According to a 2013 Battalia Winston survey, holiday parties have made a comeback. The numbers rose steadily over the past few years, up from 91 percent in 2012, and 74 percent in 2011. With 96 percent of companies polled hosting holiday parties in 2013, there’s a good chance most companies will continue the tradition.  

Whether it’s a casual luncheon at the office, a ballroom bash, or a small Christmas dinner with the boss, business holiday parties are rife with the potential for faux pas. To imbibe or not to imbibe, what to wear and gifting are important concerns, and each sends a message to employers and colleagues. By keeping a few things in mind, you’ll be sure to send the right message.

The 2013 survey reported that drinks would be served at 72 percent of the parties, so planning a strategy is key. In F. Scott Fitzgerald’s “The Great Gatsby,” Daisy’s friend, golf pro Jordan Baker muses, “It’s a great advantage not to drink among hard drinking people.”

Even in alcohol-friendly New Orleans, consider this wisdom when contemplating that next cocktail. If you do partake, switching to water between rounds is an effective preventative measure. For teetotalers — either by choice or doctor’s orders — why not ask the bartender to make you a “mocktail”? There’s also the time-honored covert tactic of a simple soda or tonic water with lime. Finding yourself overserved in front of your boss is not the best career move, but worst case, discreetly slip out and grab a cab.

When it comes to attire, err on the side of conservative. Ladies, a blouse with a little sparkle, blazer, smart skirt or pants and a pair of heels can work for day or night with a quick after-work jewelry and handbag swap.

For men, a holiday tie or cufflinks is festive, but not excessively funky. Everyone should avoid the over-the-top “ugly Christmas sweater,” an especially bad choice if vying for a promotion. Also, steer clear of styles that are low-cut, exceedingly short, ill-fitting, sporty, too casual or sexy. Gentlemen, channel your favorite version of James Bond or perhaps George Clooney.
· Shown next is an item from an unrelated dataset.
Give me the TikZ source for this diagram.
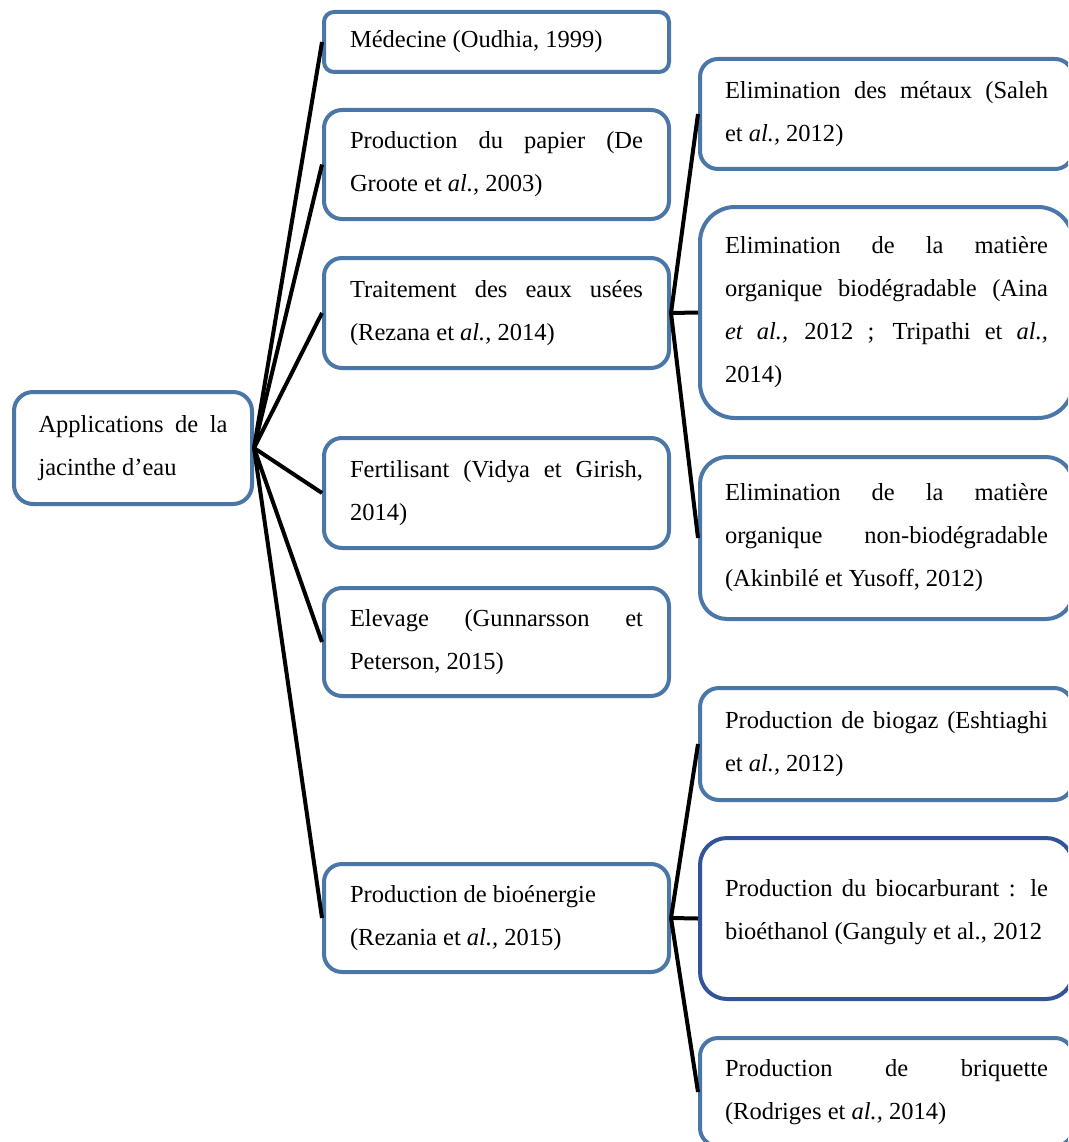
\documentclass[tikz,border=0pt]{standalone}
\usepackage{fontspec}
\setmainfont{Liberation Serif}
\definecolor{boxblue}{RGB}{74,118,168}
\definecolor{boxdark}{RGB}{50,84,150}
\begin{document}
\begin{tikzpicture}[x=1pt,y=-1pt,
  appbox/.style={draw=boxblue, line width=4pt, fill=white, align=justify,
    anchor=north west, inner ysep=0pt,
    font=\fontsize{24.5}{43}\selectfont},
  colA/.style={appbox, text width=293pt, inner xsep=26pt},
  colB/.style={appbox, text width=323pt, inner xsep=25pt},
  conn/.style={line width=4pt, black}]
\useasboundingbox (0,0) rectangle (1068,1142);
\clip (0,0) rectangle (1068,1142);
% root
\node[appbox, text width=189pt, inner xsep=24.5pt, minimum height=112pt, rounded corners=19pt] (root) at (12,390)
  {Applications de la jacinthe d'eau};
% column 2
\node[colA, minimum height=60pt, rounded corners=10pt] (med) at (322,10)
  {Médecine (Oudhia, 1999)};
\node[colA, minimum height=109pt, rounded corners=18pt] (pap) at (322,108)
  {Production du papier (De \linebreak Groote et \textit{al.,} 2003)};
\node[colA, minimum height=110pt, rounded corners=18pt] (trt) at (322,256)
  {Traitement des eaux usées \linebreak (Rezana et \textit{al.,} 2014)};
\node[colA, minimum height=110pt, rounded corners=18pt] (fer) at (322,436)
  {Fertilisant (Vidya et Girish, \linebreak 2014)};
\node[colA, minimum height=108pt, rounded corners=18pt] (ele) at (322,586)
  {Elevage (Gunnarsson et \linebreak Peterson, 2015)};
\node[colA, minimum height=108pt, rounded corners=18pt] (bio) at (322,862)
  {Production de bioénergie\\(Rezania et \textit{al.,} 2015)};
% column 3
\node[colB, minimum height=110pt, rounded corners=18pt] (met) at (698,57)
  {Elimination des métaux (Saleh \linebreak et \textit{al.,} 2012)};
\node[colB, minimum height=211pt, rounded corners=35pt] (bdg) at (698,205)
  {Elimination de la matière \linebreak organique biodégradable (Aina \linebreak \textit{et al.,} 2012 ; Tripathi et \textit{al.,} \linebreak 2014)};
\node[colB, minimum height=162pt, rounded corners=27pt] (nbd) at (698,455)
  {Elimination de la matière \linebreak organique non-biodégradable \linebreak (Akinbilé et Yusoff, 2012)};
\node[colB, minimum height=112pt, rounded corners=19pt] (gaz) at (698,686)
  {Production de biogaz (Eshtiaghi \linebreak et \textit{al.,} 2012)};
\node[colB, draw=boxdark, minimum height=161pt, rounded corners=27pt] (car) at (698,836)
  {Production du biocarburant : le \linebreak bioéthanol (Ganguly et al., 2012\par\vspace{-25pt}\noindent\mbox{}};
\node[colB, minimum height=108pt, rounded corners=18pt] (bri) at (698,1036)
  {Production de briquette \linebreak (Rodriges et \textit{al.,} 2014)};
% connectors
\foreach \t in {med,pap,trt,fer,ele,bio}
  \draw[conn] (root.east) -- (\t.west);
\foreach \t in {met,bdg,nbd}
  \draw[conn] (trt.east) -- (\t.west);
\foreach \t in {gaz,car,bri}
  \draw[conn] (bio.east) -- (\t.west);
\end{tikzpicture}
\end{document}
Women, think Audrey Hepburn or George Clooney’s new bride, the ever-sophisticated, Amal Alamuddin Clooney.

Keep it classy (or keep it Clooney, your choice) and you’ll always strike the right chord.

Gifting at the office can be tricky any time of year. The Emily Post Institute recommends forgoing a gift for your boss, unless it’s a group gift with coworkers, lest you come off as a brownnoser. Gifts to colleagues should be simple, inexpensive and, if humorous, kept work appropriate. Secret Santa and White Elephant exchanges are a way to take pressure off of not only the psyche, but also the budget.

A good habit to form is to remind yourself before every office event that, no matter how casual the soirée, business rules apply. Always dress and behave the way you want to be perceived by your managers and colleagues. Also, tractors and tequila don’t mix—it’s all fun and games, until somebody loses a foot.